• [What the task requires] Lines from the one containing "Output the web" to the one containing "var cutValue = 0.45;", both lines included, are to be extracted exactly from the data below; pictures are excluded.

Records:
** start **
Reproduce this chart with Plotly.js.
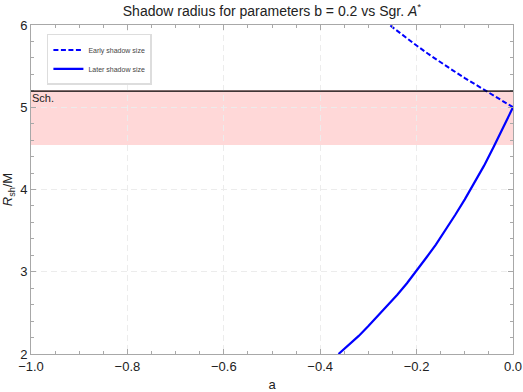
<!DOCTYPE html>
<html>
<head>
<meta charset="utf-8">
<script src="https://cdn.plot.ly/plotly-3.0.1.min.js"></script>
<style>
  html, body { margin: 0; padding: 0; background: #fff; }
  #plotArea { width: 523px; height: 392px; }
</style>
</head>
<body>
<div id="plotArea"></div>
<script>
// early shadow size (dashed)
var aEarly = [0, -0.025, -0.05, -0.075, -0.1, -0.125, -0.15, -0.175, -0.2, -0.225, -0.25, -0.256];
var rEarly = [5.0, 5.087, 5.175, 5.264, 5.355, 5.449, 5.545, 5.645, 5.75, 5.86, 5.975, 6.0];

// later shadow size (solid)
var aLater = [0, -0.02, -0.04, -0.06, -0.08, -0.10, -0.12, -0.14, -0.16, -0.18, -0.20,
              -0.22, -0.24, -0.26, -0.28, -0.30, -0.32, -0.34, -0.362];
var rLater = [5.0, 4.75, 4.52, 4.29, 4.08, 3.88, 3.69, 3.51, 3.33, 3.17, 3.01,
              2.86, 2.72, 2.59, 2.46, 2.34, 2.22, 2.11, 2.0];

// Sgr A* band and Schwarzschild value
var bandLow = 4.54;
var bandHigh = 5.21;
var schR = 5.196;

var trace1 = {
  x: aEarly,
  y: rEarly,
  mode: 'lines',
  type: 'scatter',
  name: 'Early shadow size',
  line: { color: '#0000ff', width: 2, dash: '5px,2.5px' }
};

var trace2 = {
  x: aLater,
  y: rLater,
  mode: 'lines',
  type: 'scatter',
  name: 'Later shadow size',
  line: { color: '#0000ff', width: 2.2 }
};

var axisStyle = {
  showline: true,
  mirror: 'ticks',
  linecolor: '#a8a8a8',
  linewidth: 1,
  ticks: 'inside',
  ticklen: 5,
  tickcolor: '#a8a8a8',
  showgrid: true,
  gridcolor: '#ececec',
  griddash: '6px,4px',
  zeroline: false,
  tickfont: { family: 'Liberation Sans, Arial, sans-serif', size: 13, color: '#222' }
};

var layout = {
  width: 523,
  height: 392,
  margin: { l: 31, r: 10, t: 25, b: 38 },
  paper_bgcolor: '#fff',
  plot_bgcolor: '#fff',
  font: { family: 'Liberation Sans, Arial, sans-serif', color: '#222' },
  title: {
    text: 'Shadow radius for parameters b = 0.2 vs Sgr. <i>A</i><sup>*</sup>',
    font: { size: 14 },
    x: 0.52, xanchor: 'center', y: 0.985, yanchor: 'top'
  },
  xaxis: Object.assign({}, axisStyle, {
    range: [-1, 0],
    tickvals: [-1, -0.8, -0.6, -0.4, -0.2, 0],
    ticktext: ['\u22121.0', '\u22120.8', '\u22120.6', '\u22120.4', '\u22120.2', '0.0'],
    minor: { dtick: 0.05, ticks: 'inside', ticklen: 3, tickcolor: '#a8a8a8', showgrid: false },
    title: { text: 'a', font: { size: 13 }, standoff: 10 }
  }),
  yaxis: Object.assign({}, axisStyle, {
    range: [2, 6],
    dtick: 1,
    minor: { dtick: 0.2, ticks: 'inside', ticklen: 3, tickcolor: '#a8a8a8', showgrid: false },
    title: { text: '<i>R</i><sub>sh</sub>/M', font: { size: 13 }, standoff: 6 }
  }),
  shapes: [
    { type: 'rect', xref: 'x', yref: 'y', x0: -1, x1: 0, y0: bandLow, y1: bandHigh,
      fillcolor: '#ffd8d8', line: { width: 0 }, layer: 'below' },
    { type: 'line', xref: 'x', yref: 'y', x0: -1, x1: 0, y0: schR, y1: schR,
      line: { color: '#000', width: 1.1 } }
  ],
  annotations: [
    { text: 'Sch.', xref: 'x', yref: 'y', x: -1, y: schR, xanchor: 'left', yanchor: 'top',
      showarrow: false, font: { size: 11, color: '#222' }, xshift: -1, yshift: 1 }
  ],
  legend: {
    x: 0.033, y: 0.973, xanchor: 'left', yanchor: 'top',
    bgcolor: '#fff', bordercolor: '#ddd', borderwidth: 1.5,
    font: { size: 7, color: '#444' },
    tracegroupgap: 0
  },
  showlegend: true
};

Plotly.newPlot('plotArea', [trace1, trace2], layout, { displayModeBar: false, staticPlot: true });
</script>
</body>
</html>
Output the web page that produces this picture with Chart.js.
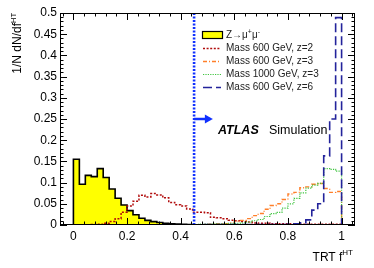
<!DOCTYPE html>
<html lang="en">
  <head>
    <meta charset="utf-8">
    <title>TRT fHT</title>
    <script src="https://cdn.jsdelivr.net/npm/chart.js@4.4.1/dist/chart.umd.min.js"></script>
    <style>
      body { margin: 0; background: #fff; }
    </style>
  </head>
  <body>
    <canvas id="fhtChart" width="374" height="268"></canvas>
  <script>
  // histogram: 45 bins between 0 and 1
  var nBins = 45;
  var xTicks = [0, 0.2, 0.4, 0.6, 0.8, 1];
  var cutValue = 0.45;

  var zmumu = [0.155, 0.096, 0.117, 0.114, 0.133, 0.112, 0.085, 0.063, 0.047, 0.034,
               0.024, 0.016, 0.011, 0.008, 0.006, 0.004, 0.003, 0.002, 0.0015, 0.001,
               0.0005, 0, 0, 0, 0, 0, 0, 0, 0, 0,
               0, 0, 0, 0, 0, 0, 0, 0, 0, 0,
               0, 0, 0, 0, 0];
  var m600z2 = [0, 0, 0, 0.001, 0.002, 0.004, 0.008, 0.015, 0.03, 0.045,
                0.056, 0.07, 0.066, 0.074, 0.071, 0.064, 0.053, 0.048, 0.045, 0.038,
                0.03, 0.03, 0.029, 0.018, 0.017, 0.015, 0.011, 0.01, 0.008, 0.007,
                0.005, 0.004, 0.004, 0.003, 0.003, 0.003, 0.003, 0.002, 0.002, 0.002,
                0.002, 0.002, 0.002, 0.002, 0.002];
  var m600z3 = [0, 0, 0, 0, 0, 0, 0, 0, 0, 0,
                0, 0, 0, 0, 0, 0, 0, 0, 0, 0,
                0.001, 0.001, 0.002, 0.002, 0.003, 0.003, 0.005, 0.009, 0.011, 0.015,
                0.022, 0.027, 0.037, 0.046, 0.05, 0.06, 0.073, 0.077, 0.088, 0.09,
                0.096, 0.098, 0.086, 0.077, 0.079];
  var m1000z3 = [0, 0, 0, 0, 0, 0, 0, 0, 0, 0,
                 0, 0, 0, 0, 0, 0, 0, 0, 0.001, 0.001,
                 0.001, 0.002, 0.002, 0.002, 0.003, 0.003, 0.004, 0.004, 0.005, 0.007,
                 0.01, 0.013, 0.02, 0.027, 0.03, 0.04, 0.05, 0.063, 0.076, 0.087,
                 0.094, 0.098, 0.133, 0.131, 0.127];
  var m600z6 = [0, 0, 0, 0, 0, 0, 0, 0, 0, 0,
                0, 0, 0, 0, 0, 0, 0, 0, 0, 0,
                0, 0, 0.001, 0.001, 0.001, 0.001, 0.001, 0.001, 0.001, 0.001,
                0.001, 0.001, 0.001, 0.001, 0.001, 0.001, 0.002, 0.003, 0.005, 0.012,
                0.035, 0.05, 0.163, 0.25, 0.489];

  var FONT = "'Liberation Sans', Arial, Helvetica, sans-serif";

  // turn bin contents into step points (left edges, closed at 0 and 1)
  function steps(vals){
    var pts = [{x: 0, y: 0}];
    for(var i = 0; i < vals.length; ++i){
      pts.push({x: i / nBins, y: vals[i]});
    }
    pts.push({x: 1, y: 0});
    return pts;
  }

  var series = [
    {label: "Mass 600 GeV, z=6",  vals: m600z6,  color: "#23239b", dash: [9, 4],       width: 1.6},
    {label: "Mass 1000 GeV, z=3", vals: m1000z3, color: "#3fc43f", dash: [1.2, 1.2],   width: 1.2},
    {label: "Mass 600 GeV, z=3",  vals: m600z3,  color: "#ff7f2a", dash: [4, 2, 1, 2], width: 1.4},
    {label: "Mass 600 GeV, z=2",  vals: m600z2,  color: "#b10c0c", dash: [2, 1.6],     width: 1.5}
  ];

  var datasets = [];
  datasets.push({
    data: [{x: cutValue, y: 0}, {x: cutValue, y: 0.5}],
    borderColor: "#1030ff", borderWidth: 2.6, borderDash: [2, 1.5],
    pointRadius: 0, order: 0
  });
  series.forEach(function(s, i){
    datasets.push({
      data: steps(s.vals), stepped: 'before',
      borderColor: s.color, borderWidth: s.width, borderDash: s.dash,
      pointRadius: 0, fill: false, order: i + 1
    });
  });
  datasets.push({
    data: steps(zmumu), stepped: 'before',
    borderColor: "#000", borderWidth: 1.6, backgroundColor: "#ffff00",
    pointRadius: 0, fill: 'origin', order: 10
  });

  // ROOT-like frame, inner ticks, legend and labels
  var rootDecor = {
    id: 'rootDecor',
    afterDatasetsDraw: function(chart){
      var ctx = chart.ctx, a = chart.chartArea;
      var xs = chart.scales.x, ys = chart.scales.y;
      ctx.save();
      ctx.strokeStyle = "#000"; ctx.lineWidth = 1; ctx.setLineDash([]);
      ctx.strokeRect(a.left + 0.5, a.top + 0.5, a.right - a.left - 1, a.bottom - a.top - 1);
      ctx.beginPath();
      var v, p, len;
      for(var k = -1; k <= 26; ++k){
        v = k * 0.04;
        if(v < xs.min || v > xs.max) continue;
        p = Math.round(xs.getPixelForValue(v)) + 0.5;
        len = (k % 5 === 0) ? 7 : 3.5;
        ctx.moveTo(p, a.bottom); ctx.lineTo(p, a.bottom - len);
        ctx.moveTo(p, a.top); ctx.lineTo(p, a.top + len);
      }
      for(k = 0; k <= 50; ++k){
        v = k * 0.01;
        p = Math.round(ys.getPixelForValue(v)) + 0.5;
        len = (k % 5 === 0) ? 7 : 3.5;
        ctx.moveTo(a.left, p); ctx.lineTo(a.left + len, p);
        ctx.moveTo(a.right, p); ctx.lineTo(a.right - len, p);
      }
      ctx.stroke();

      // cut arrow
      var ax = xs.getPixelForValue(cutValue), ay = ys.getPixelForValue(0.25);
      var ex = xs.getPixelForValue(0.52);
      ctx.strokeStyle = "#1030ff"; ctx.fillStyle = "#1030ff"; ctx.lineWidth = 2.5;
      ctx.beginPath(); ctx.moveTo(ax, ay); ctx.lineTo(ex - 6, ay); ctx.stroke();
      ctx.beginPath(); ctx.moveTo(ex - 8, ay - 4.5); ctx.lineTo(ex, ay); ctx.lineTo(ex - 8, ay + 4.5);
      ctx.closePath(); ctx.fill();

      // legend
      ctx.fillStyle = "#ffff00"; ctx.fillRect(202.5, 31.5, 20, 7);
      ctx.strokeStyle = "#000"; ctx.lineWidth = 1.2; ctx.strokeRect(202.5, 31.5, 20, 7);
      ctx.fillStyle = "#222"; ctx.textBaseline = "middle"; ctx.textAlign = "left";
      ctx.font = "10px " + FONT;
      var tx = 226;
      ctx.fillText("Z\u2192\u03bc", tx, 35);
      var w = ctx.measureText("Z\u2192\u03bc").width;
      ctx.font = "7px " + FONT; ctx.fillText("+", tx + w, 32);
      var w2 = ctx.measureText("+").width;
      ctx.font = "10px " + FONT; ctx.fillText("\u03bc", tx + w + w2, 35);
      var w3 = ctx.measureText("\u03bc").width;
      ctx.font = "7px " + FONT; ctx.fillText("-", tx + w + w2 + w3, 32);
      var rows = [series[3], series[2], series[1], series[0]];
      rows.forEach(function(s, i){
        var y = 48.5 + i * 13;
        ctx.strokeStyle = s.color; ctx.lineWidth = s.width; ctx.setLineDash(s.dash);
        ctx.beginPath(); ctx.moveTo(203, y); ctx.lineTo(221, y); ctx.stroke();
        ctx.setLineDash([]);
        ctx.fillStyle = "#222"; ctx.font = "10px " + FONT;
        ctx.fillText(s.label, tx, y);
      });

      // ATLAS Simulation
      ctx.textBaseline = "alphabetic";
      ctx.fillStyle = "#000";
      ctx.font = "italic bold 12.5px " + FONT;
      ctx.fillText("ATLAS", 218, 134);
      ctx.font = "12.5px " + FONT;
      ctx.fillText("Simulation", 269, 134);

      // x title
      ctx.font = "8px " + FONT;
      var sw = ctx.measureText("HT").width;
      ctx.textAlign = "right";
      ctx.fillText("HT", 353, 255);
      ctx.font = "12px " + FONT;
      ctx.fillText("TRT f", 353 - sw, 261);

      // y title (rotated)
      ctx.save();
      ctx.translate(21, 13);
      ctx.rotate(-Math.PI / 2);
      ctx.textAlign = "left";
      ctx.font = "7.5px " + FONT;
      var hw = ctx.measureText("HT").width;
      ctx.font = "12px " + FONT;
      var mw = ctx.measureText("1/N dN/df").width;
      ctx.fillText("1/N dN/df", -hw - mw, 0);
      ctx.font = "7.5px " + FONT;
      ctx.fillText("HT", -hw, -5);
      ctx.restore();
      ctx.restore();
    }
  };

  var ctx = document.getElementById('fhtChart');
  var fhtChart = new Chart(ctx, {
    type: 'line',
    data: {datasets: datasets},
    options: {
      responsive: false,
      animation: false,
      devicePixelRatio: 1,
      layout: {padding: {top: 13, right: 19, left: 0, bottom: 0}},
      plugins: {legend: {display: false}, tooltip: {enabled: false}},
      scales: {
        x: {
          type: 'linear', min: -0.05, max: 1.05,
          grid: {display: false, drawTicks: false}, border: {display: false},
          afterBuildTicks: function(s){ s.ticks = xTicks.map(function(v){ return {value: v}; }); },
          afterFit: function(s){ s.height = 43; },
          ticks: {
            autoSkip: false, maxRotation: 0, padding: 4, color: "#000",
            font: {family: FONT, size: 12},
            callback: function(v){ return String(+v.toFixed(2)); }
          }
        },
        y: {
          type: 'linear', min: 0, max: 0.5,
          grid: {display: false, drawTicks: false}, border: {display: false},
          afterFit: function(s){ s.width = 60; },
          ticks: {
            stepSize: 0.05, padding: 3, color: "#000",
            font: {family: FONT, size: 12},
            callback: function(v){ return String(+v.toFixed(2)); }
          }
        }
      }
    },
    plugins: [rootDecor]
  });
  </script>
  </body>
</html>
** end **
• [Problem solution]
Output the web page that produces this picture with Chart.js.
<!DOCTYPE html>
<html lang="en">
  <head>
    <meta charset="utf-8">
    <title>TRT fHT</title>
    <script src="https://cdn.jsdelivr.net/npm/chart.js@4.4.1/dist/chart.umd.min.js"></script>
    <style>
      body { margin: 0; background: #fff; }
    </style>
  </head>
  <body>
    <canvas id="fhtChart" width="374" height="268"></canvas>
  <script>
  // histogram: 45 bins between 0 and 1
  var nBins = 45;
  var xTicks = [0, 0.2, 0.4, 0.6, 0.8, 1];
  var cutValue = 0.45;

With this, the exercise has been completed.